Ethica sexualis, de Bernard Pautrat, ed.Payot
Si l’intérêt de la question ne fait aucun doute, le problème pourrait bien trouver une solution rapide, pour peu que l’on se rappelle que Spinoza, philosophe de la joie, a lutté sans relâche contre toutes les passions tristes et, en rupture avec les idéaux ascétiques qui avaient empoisonné la tradition, a réhabilité la puissance du désir, au point d’en faire ni plus ni moins que l’essence même de l’homme. N’est-ce pas également à l’auteur de l’Éthique que l’on doit cette déclaration si souvent citée et brandie comme un défi à tous les chantres de la tempérance: « Nul ne sait ce que peut un corps? » Et que dire, enfin, de cette proposition qui ne figure évidemment pas par hasard parmi les dernières du traité : « Qui a un corps apte à un très grand nombre de choses, a un esprit dont la plus grande part est éternelle » ? La cause paraît entendue : que les peine-à-jouir aillent se rhabiller (à supposer qu’ils se soient jamais découverts) et qu’ils ne viennent pas s’opposer à cette grande libération du corps désirant machinée par l’Éthique.

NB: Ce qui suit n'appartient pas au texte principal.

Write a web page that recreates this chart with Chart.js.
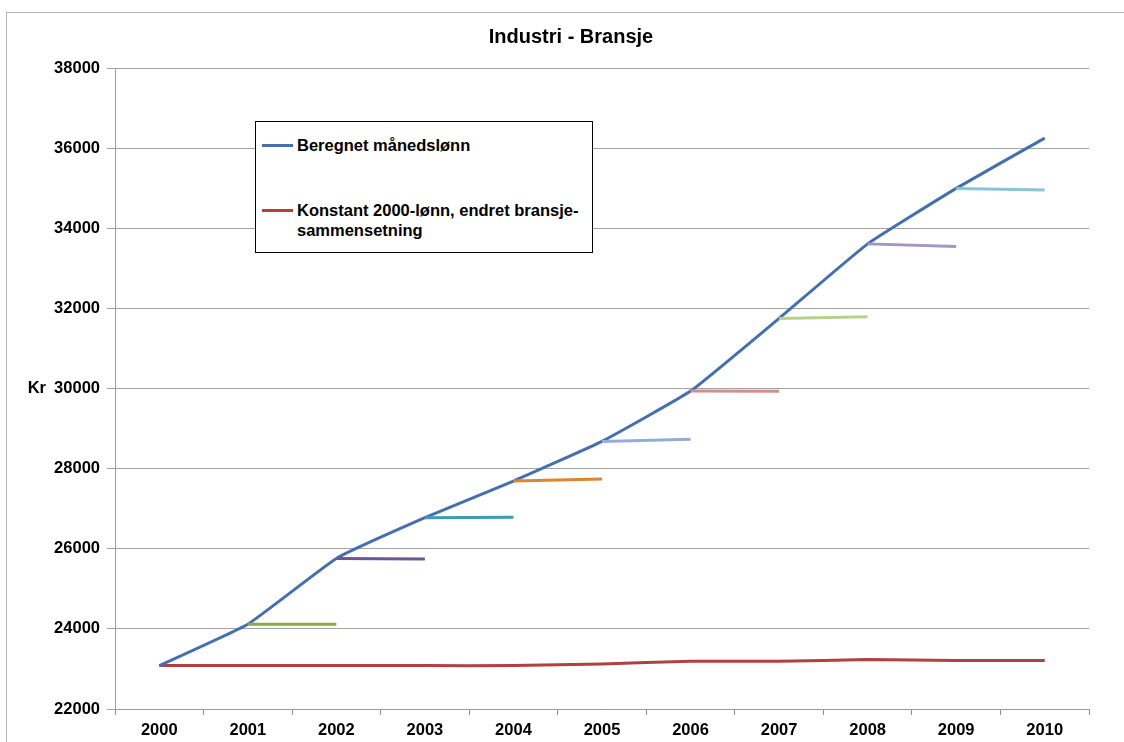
<!DOCTYPE html>
<html>
<head>
<meta charset="utf-8">
<script src="https://cdn.jsdelivr.net/npm/chart.js@4.4.1/dist/chart.umd.min.js"></script>
<style>
  html, body { margin: 0; padding: 0; background: #fff; overflow: hidden; }
  #frame { position: absolute; left: 6px; top: 12px; width: 1400px; height: 900px;
           border-left: 1px solid #b4b4b4; border-top: 1px solid #b4b4b4; }
  #wrap { position: absolute; left: 0; top: 0; }
  #legend { position: absolute; left: 255px; top: 121px; width: 336px; height: 130px;
            border: 1px solid #000; background: #fff;
            font: bold 16.5px "Liberation Sans", Arial, sans-serif; color: #000; }
  .item { position: absolute; left: 0; }
  .swatch { position: absolute; left: 6px; width: 31px; height: 3px; }
  .txt { position: absolute; left: 41px; white-space: nowrap; line-height: 20px; }
</style>
</head>
<body>
<div id="frame"></div>
<div id="wrap"><canvas id="chart" width="1140" height="742"></canvas></div>
<div id="legend"></div>
<script>
// Industri - Bransje
var years = ["2000", "2001", "2002", "2003", "2004", "2005", "2006", "2007", "2008", "2009", "2010"];
var manedslonn = [23083, 24117, 25758, 26775, 27690, 28680, 29935, 31750, 33610, 34995, 36250];
var konstant2000 = [23083, 23083, 23083, 23083, 23083, 23125, 23192, 23192, 23233, 23210, 23210];

// korte linjer: ett år fram med konstant lønnsstruktur
var kjedeStart = [24117, 25758, 26775, 27690, 28680, 29935, 31750, 33610, 34995];
var kjedeSlutt = [24117, 25742, 26788, 27740, 28735, 29930, 31790, 33545, 34955];
var kjedeFarger = ['#8aa84a', '#6e5596', '#3f9ab3', '#e0842f', '#94acd8', '#d78c8a', '#b7d18d', '#a695bf', '#8cc3d8'];

var yTicks = [22000, 24000, 26000, 28000, 30000, 32000, 34000, 36000, 38000];

var fontFam = '"Liberation Sans", Arial, sans-serif';

var datasets = [
    { label: 'Beregnet månedslønn', data: manedslonn, borderColor: '#4470ad', order: 5, tension: 0.12 },
    { label: ['Konstant 2000-lønn, endret bransje-', 'sammensetning'], data: konstant2000, borderColor: '#b0413e', order: 6, tension: 0.12 }
];
for (var k = 0; k < kjedeStart.length; k++) {
    var d = years.map(function () { return null; });
    d[k + 1] = kjedeStart[k];
    d[k + 2] = kjedeSlutt[k];
    datasets.push({ label: 'kjede ' + years[k + 1], data: d, borderColor: kjedeFarger[k], order: 1, tension: 0 });
}
datasets.forEach(function (ds) {
    ds.borderWidth = 3;
    ds.pointRadius = 0;
    ds.fill = false;
    ds.spanGaps = false;
});

// tittel og "Kr" tegnes selv, tittelen er sentrert på hele rammen
var tekster = {
    id: 'tekster',
    afterDraw: function (chart) {
        var ctx = chart.ctx;
        var y = chart.scales.y.getPixelForValue(30000);
        ctx.save();
        ctx.fillStyle = '#000';
        ctx.textBaseline = 'middle';
        ctx.font = 'bold 20px ' + fontFam;
        ctx.textAlign = 'center';
        ctx.fillText('Industri - Bransje', 571, 37);
        ctx.font = 'bold 16.5px ' + fontFam;
        ctx.textAlign = 'right';
        ctx.fillText('Kr', 46, y);
        ctx.restore();
    }
};

var ctx = document.getElementById('chart').getContext('2d');
var chart = new Chart(ctx, {
    type: 'line',
    data: { labels: years, datasets: datasets },
    plugins: [tekster],
    options: {
        responsive: false,
        animation: false,
        devicePixelRatio: 1,
        layout: { padding: { left: 0, right: 51, top: 68, bottom: 0 } },
        plugins: {
            legend: { display: false },
            tooltip: { enabled: false },
            title: { display: false }
        },
        scales: {
            x: {
                type: 'category',
                offset: true,
                grid: { offset: true, drawOnChartArea: false, drawTicks: true, tickLength: 6, color: '#8c8c8c' },
                border: { color: '#9a9a9a' },
                ticks: { color: '#000', padding: 6, maxRotation: 0, font: { family: fontFam, size: 16.5, weight: 'bold' } },
                afterFit: function (s) { s.height = 33; }
            },
            y: {
                min: 22000,
                max: 38000,
                afterBuildTicks: function (s) { s.ticks = yTicks.map(function (v) { return { value: v }; }); },
                grid: { color: '#a3a3a3', tickLength: 8 },
                border: { color: '#9a9a9a' },
                ticks: {
                    color: '#000', padding: 7, font: { family: fontFam, size: 16.5, weight: 'bold' },
                    callback: function (v) { return String(v); }
                },
                afterFit: function (s) { s.width = 115; }
            }
        }
    }
});

// forklaring inne i plottet
var legend = document.getElementById('legend');
var rowTop = [13, 78];
chart.data.datasets.slice(0, 2).forEach(function (ds, i) {
    var item = document.createElement('div');
    item.className = 'item';
    item.style.top = rowTop[i] + 'px';
    var sw = document.createElement('div');
    sw.className = 'swatch';
    sw.style.top = '9px';
    sw.style.background = ds.borderColor;
    var tx = document.createElement('div');
    tx.className = 'txt';
    tx.innerHTML = [].concat(ds.label).join('<br>');
    item.appendChild(sw);
    item.appendChild(tx);
    legend.appendChild(item);
});
</script>
</body>
</html>
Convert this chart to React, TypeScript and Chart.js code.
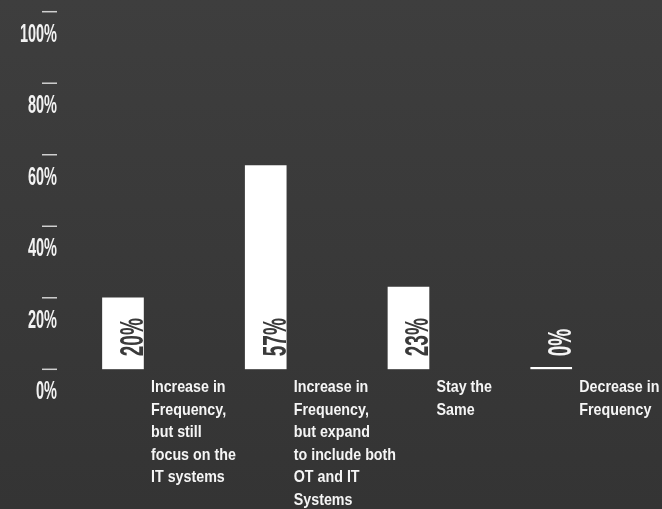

Malheureusement, l’affaire n’est pas aussi simple, comme en témoignent quelques « étrangetés » que Pautrat relève au début de son enquête, tels autant d’indices qui éveillent ses soupçons de lecteur et de traducteur de l’Éthique et l’incitent à entreprendre une enquête serrée, implacable et passionnante à la fois. Pour la mener à bien, l’auteur de l’Ethica sexualis a suivi pas à pas l’ordre géométrique, arpentant les moindres recoins de l’édifice démonstratif échafaudé par Spinoza, attentif aux plus infimes glissements de vocabulaire (l’analyse des usages de libido est un modèle du genre), poussant le scrupule philosophique jusqu’à interroger et, le cas échéant, amender sa propre traduction de l’Éthique qui a déjà connu, en un peu plus de vingt ans, quatre tirages. Mais ce qui rend sa méthode d’investigation si redoutablement efficace tient à la façon dont les propositions de Spinoza sont systématiquement confrontées à une épure de roman d’amour racontant les vicissitudes des relations que nouent deux personnages masculins et une femme (nommés respectivement X, Z et Y). Comment en viennent-ils à concevoir le désir de coïter ? Et que faut-il, au juste, entendre par là ? Pourquoi leur amour se mêle-t-il nécessairement de haine ? À quelles conditions peuvent-ils être sauvés du drame de la jalousie ? Au fil du parcours (qui culmine sur une magistrale traversée de la cinquième partie du traité, où même les métaphysiciens les moins portés sur la chose trouveront de substantielles considérations sur le troisième genre de connaissance et le statut du corps), le lecteur mesure combien, contre toute apparence, le livre de Spinoza touche à ses préoccupations les plus brûlantes et les aborde parfois avec un humour que l’on ne s’attendait pas à découvrir sous la surface austère de la géométrie – à moins que cet enjouement ne soit à mettre au compte de l’auteur de l’Ethica sexualis. Avant de prendre congé de son lecteur, Bernard Pautrat l’invite à prolonger l’enquête en méditant les fondements de la cure spinoziste, autrement dit à examiner la doctrine de Dieu dont tout le reste de l’Éthique dépend. Il ajoute : « À cela nous aimerions l’aider, quelque jour, si Dieu, autrement dit la Nature, le permet. » Au risque de nous écarter de la stricte orthodoxie spinoziste, qu’il nous soit permis de formuler un vœu : puisse l’ordre des choses accorder à l’auteur de réaliser au plus vite ce très salutaire projet.
Jacques-Olivier Bégot
Ethica sexualis. Spinoza et l’amour, de Bernard Pautrat. éditions Payot, 270 pages, 18 euros.